* [TASK TO CARRY OUT]: List every line below containing "diagram".

### PROVIDED DATA ###

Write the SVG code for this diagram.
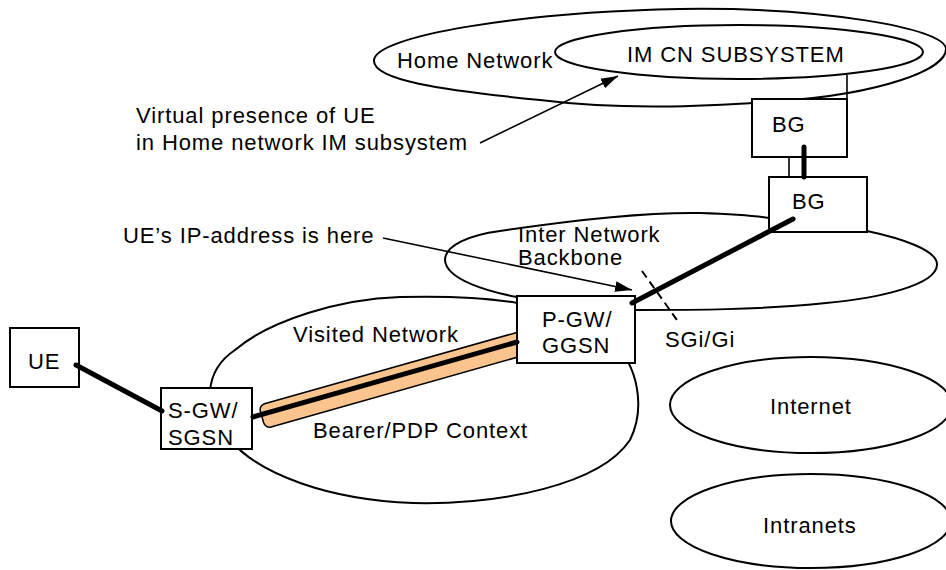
<svg xmlns="http://www.w3.org/2000/svg" width="946" height="570" viewBox="0 0 946 570">
<style>
text{font-family:"Liberation Sans",Arial,sans-serif;font-size:22px;letter-spacing:0.9px;fill:#000}
.cloud{fill:none;stroke:#000;stroke-width:2}
.box{fill:#fff;stroke:#000;stroke-width:2}
.thick{stroke:#000;stroke-width:5;stroke-linecap:round;fill:none}
.thin{stroke:#000;stroke-width:1.6;fill:none}
.arrow{stroke:#000;stroke-width:1.6;fill:none;marker-end:url(#ah)}
</style>
<defs>
<marker id="ah" viewBox="0 0 16 10" refX="16" refY="5" markerWidth="17" markerHeight="11" markerUnits="userSpaceOnUse" orient="auto">
<path d="M0,0 L16,5 L0,10 Z" fill="#000"/>
</marker>
</defs>
<rect width="946" height="570" fill="#fff"/>

<g id="home-network">
<path class="cloud" d="M374,60 C376,36 520,12 680,9 C820,7 946,28 946,49 C946,70 880,94 780,101 C700,107 620,110 540,100 C440,90 372,80 374,60 Z"/>
<text x="397" y="68">Home Network</text>
</g>
<g id="im-cn-subsystem">
<ellipse class="cloud" cx="739" cy="52" rx="184" ry="27"/>
<text x="627" y="62">IM CN SUBSYSTEM</text>
</g>
<g id="backbone">
<path class="cloud" d="M445,260 C445,245 470,235 500,231 C560,222 640,212 700,213 C730,214 750,215 769,218 L867,231 C900,238 938,250 937,265 C936,285 880,298 826,303 C760,310 690,310 635,310 L517,297 C490,292 446,280 445,260 Z"/>
<text x="518" y="242">Inter Network</text>
<text x="518" y="265">Backbone</text>
</g>
<g id="visited-network">
<path class="cloud" d="M400,297 C480,295 560,300 610,340 C640,365 645,410 630,440 C600,485 500,505 413,503 C330,500 260,475 230,440 C200,410 205,370 235,350 C270,320 340,299 400,297 Z"/>
<text x="293" y="342">Visited Network</text>
</g>
<g id="internet">
<ellipse class="cloud" cx="811" cy="405" rx="141" ry="48"/>
<text x="770" y="414">Internet</text>
</g>
<g id="intranets">
<ellipse class="cloud" cx="811" cy="521" rx="140" ry="47"/>
<text x="763" y="533">Intranets</text>
</g>

<g id="bearer">
<rect x="0" y="-12" width="275" height="24" rx="6" fill="#FAC48F" stroke="#000" stroke-width="1.5" transform="translate(262,417) rotate(-15.8)"/>
<text x="313" y="438">Bearer/PDP Context</text>
</g>

<g id="bg-home">
<rect class="box" x="752" y="99" width="95" height="58"/>
<text x="772" y="132">BG</text>
</g>
<g id="bg-visited">
<rect class="box" x="769" y="177" width="98" height="55"/>
<text x="792" y="209">BG</text>
</g>
<g id="pgw">
<rect class="box" x="517" y="296" width="118" height="67"/>
<text x="542" y="327">P-GW/</text>
<text x="542" y="353">GGSN</text>
</g>
<g id="ue">
<rect class="box" x="10" y="328" width="69" height="59"/>
<text x="28" y="369">UE</text>
</g>
<g id="sgw">
<rect class="box" x="161" y="388" width="91" height="61"/>
<text x="168" y="418">S-GW/</text>
<text x="168" y="445">SGSN</text>
</g>

<g id="annotations">
<text x="136" y="123">Virtual presence of UE</text>
<text x="136" y="150">in Home network IM subsystem</text>
<text x="123" y="243">UE’s IP-address is here</text>
<text x="665" y="347">SGi/Gi</text>
</g>

<g id="connectors">
<line class="thick" x1="76" y1="365" x2="162" y2="411"/>
<line class="thick" x1="253" y1="417" x2="517" y2="342"/>
<line class="thick" x1="632" y1="303" x2="793" y2="219"/>
<line class="thick" x1="804" y1="147" x2="804" y2="177"/>
<line class="thin" x1="789" y1="157" x2="789" y2="177"/>
<line class="thin" x1="847" y1="75" x2="847" y2="99"/>
<line x1="642" y1="271" x2="677" y2="320" stroke="#000" stroke-width="2" stroke-dasharray="8,5"/>
<line class="arrow" x1="480" y1="143" x2="618" y2="76"/>
<line class="arrow" x1="383" y1="238" x2="632" y2="290"/>
</g>
</svg>
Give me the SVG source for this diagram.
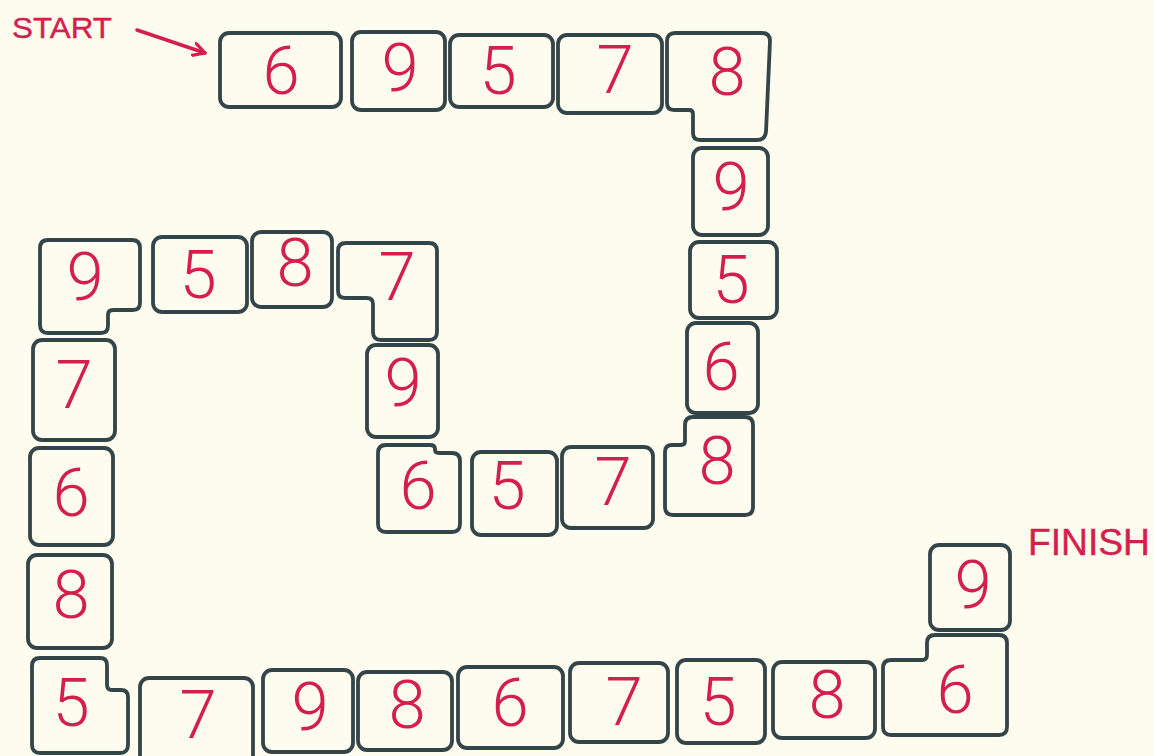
<svg xmlns="http://www.w3.org/2000/svg" width="1154" height="756" viewBox="0 0 1154 756">
<defs>
<style>
.b{fill:none;stroke:#34454a;stroke-width:3.8;stroke-linejoin:round}
.d{font-family:Roboto,"Liberation Sans",sans-serif;font-weight:300;font-size:67px;fill:#d41f4c;text-anchor:middle}
.l{font-family:"Liberation Sans",Arial,sans-serif;fill:#d41f4c;stroke:#d41f4c;stroke-width:0.4}
</style>
<marker id="ah" viewBox="0 0 14 14" refX="12" refY="7" markerWidth="15" markerHeight="15" markerUnits="userSpaceOnUse" orient="auto">
<path d="M1,1 L12,7 L1,13" fill="none" stroke="#d41f4c" stroke-width="3" stroke-linecap="round" stroke-linejoin="round"/>
</marker>
</defs>
<rect width="1154" height="756" fill="#fdfcee"/>
<text class="l" x="12" y="38" font-size="29" textLength="100" lengthAdjust="spacingAndGlyphs">START</text>
<text class="l" x="1028" y="555" font-size="36" textLength="122" lengthAdjust="spacingAndGlyphs">FINISH</text>
<g id="connectors">
<path d="M137,30 L205,53" fill="none" stroke="#d41f4c" stroke-width="3.5" stroke-linecap="round" marker-end="url(#ah)"/>
</g>
<g id="n1"><rect class="b" x="220" y="33" width="121" height="74" rx="9"/><text class="d" x="281" y="94">6</text></g>
<g id="n2"><rect class="b" x="352" y="32" width="93" height="78" rx="9"/><text class="d" x="400" y="91">9</text></g>
<g id="n3"><rect class="b" x="450" y="35" width="103" height="72" rx="9"/><text class="d" x="498" y="94">5</text></g>
<g id="n4"><rect class="b" x="558" y="35" width="104" height="78" rx="9"/><text class="d" x="615" y="93">7</text></g>
<g id="n5"><path class="b" d="M675,33 H762 Q770,33 770,41 L766,132 Q765,140 757,140 H700 Q693,140 693,133 V114 Q693,110 689,110 H674 Q667,110 667,103 V41 Q667,33 675,33 Z"/><text class="d" x="727" y="95">8</text></g>
<g id="n6"><rect class="b" x="693" y="148" width="75" height="87" rx="9"/><text class="d" x="731" y="210">9</text></g>
<g id="n7"><rect class="b" x="690" y="242" width="87" height="76" rx="9"/><text class="d" x="731" y="303">5</text></g>
<g id="n8"><rect class="b" x="687" y="323" width="71" height="90" rx="9"/><text class="d" x="721" y="390">6</text></g>
<g id="n9"><path class="b" d="M693,417 H745 Q753,417 753,425 V507 Q753,515 745,515 H673 Q665,515 665,507 V452 Q665,445 672,445 H681 Q685,445 685,441 V425 Q685,417 693,417 Z"/><text class="d" x="717" y="484">8</text></g>
<g id="n10"><rect class="b" x="562" y="447" width="91" height="81" rx="9"/><text class="d" x="613" y="505">7</text></g>
<g id="n11"><rect class="b" x="472" y="452" width="85" height="83" rx="9"/><text class="d" x="507" y="509">5</text></g>
<g id="n12"><path class="b" d="M386,445 H430 Q435,445 435,449 V450 Q435,453 439,453 H452 Q460,453 460,461 V524 Q460,532 452,532 H386 Q378,532 378,524 V453 Q378,445 386,445 Z"/><text class="d" x="418" y="509">6</text></g>
<g id="n13"><rect class="b" x="367" y="345" width="71" height="92" rx="9"/><text class="d" x="403" y="406">9</text></g>
<g id="n14"><path class="b" d="M346,243 H429 Q437,243 437,251 V332 Q437,340 429,340 H381 Q373,340 373,332 V304 Q373,298 367,298 H345 Q338,298 338,291 V251 Q338,243 346,243 Z"/><text class="d" x="397" y="300">7</text></g>
<g id="n15"><rect class="b" x="252" y="232" width="80" height="75" rx="9"/><text class="d" x="295" y="286">8</text></g>
<g id="n16"><rect class="b" x="153" y="237" width="94" height="75" rx="9"/><text class="d" x="198" y="298">5</text></g>
<g id="n17"><path class="b" d="M48,240 H132 Q140,240 140,248 V303 Q140,310 133,310 H113 Q108,310 108,315 V326 Q108,333 101,333 H48 Q40,333 40,325 V248 Q40,240 48,240 Z"/><text class="d" x="85" y="300">9</text></g>
<g id="n18"><rect class="b" x="33" y="340" width="82" height="100" rx="9"/><text class="d" x="74" y="408">7</text></g>
<g id="n19"><rect class="b" x="30" y="448" width="83" height="97" rx="9"/><text class="d" x="71" y="516">6</text></g>
<g id="n20"><rect class="b" x="28" y="555" width="84" height="93" rx="9"/><text class="d" x="71" y="618">8</text></g>
<g id="n21"><path class="b" d="M40,658 H100 Q107,658 107,665 V685 Q107,690 112,690 H121 Q128,690 128,697 V745 Q128,753 120,753 H40 Q32,753 32,745 V666 Q32,658 40,658 Z"/><text class="d" x="71" y="726">5</text></g>
<g id="n22"><rect class="b" x="140" y="678" width="113" height="86" rx="9"/><text class="d" x="198" y="738">7</text></g>
<g id="n23"><rect class="b" x="263" y="670" width="90" height="82" rx="9"/><text class="d" x="310" y="730">9</text></g>
<g id="n24"><rect class="b" x="358" y="672" width="94" height="78" rx="9"/><text class="d" x="407" y="728">8</text></g>
<g id="n25"><rect class="b" x="458" y="667" width="105" height="81" rx="9"/><text class="d" x="510" y="726">6</text></g>
<g id="n26"><rect class="b" x="570" y="663" width="98" height="79" rx="9"/><text class="d" x="624" y="725">7</text></g>
<g id="n27"><rect class="b" x="677" y="660" width="88" height="83" rx="9"/><text class="d" x="718" y="725">5</text></g>
<g id="n28"><rect class="b" x="773" y="662" width="102" height="76" rx="9"/><text class="d" x="827" y="718">8</text></g>
<g id="n29"><path class="b" d="M891,660 H922 Q927,660 927,655 V643 Q927,635 935,635 H999 Q1007,635 1007,643 V727 Q1007,735 999,735 H891 Q883,735 883,727 V668 Q883,660 891,660 Z"/><text class="d" x="955" y="713">6</text></g>
<g id="n30"><rect class="b" x="930" y="545" width="80" height="85" rx="9"/><text class="d" x="973" y="608">9</text></g>
</svg>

###

* [EXERCISE RESPONSE]:
Write the SVG code for this diagram.
Give me the SVG source for this diagram.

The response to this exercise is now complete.